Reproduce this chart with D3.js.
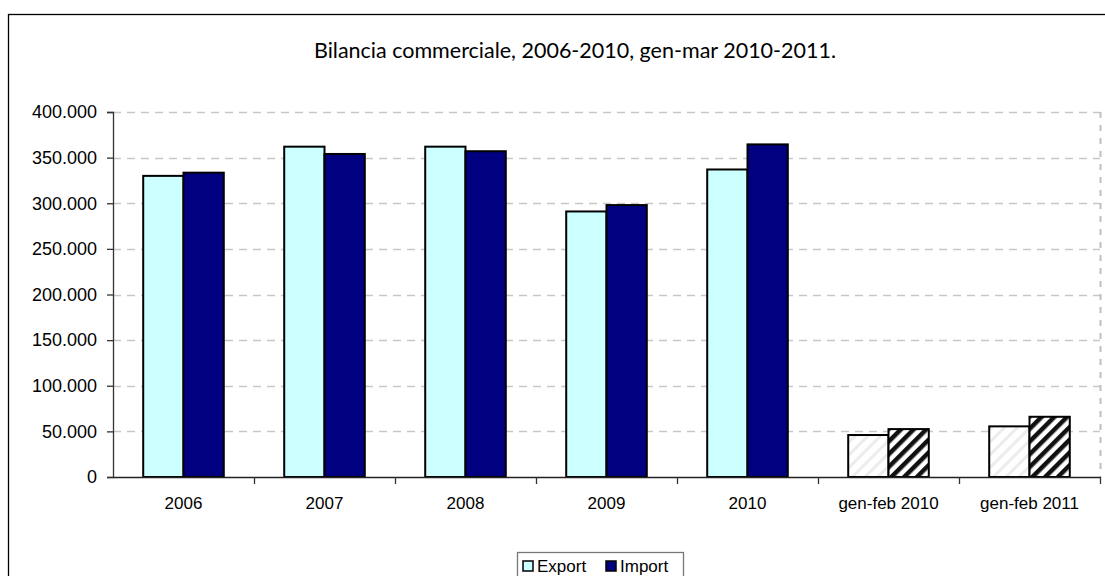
________________________________________
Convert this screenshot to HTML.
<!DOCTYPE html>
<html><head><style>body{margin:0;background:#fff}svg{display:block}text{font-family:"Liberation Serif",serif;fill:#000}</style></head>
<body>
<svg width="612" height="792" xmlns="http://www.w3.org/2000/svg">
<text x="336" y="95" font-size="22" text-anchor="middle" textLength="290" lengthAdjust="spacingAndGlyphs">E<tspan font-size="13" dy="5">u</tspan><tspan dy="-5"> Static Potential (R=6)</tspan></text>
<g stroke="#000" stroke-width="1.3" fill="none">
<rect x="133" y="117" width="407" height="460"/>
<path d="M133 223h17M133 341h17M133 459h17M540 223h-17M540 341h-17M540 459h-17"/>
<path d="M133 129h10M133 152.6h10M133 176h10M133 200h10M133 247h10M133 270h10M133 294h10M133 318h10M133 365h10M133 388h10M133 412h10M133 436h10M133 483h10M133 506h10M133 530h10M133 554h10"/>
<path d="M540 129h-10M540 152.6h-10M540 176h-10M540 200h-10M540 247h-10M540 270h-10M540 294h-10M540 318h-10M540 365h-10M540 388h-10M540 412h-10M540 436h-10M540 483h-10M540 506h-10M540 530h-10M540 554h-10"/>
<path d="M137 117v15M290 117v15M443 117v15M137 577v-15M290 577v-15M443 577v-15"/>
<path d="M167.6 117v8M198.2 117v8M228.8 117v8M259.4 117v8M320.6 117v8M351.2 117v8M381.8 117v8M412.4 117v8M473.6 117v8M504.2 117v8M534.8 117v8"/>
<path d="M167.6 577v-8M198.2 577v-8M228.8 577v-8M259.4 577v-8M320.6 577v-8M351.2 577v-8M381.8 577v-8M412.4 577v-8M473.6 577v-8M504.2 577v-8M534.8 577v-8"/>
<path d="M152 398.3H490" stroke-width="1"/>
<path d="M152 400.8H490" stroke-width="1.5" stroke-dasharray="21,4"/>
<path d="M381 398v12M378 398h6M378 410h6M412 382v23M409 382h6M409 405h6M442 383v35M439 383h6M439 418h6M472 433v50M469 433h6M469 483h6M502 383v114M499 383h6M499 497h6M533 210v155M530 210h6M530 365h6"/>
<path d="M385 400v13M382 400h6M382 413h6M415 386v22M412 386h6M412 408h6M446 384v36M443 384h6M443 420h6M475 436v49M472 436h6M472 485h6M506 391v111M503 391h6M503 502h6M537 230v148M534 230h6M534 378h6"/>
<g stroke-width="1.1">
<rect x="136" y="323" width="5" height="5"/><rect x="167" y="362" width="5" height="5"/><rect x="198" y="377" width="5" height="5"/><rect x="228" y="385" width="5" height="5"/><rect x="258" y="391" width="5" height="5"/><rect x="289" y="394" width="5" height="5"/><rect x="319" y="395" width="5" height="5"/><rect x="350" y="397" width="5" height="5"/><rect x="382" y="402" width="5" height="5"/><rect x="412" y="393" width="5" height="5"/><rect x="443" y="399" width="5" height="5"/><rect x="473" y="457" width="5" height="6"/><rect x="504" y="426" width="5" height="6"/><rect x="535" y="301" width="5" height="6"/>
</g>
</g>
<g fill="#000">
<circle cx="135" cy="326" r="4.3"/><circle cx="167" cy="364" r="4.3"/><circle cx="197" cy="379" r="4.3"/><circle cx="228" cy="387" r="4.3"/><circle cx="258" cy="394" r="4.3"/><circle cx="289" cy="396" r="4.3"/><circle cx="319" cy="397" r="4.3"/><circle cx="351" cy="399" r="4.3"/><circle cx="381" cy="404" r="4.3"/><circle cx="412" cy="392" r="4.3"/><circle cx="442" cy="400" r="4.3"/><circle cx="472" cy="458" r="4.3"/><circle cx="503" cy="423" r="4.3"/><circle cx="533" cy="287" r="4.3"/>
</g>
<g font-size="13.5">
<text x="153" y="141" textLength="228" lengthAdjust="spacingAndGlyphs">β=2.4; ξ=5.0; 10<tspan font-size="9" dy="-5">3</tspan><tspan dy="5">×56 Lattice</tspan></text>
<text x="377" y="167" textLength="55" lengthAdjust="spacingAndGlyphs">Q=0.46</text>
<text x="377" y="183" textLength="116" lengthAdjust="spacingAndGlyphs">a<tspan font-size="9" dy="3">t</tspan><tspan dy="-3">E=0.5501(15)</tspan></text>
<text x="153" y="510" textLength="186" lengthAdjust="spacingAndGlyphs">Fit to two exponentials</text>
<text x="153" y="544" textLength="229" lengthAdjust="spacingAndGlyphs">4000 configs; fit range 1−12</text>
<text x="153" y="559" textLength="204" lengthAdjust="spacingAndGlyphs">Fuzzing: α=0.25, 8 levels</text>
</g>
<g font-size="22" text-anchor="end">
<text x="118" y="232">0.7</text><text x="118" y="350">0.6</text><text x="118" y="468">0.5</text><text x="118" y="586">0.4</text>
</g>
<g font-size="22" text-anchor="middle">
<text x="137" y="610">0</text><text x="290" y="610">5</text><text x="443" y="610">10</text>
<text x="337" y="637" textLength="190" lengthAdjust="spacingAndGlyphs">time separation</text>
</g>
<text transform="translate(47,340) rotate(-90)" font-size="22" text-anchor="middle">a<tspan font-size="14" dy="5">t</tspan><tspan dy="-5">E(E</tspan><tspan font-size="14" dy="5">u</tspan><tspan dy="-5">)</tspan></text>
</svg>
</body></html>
________________________________________
## Description of the task
Each line above that includes "this" should be shown.

## Reply
Reproduce this chart with D3.js.
Convert this screenshot to HTML.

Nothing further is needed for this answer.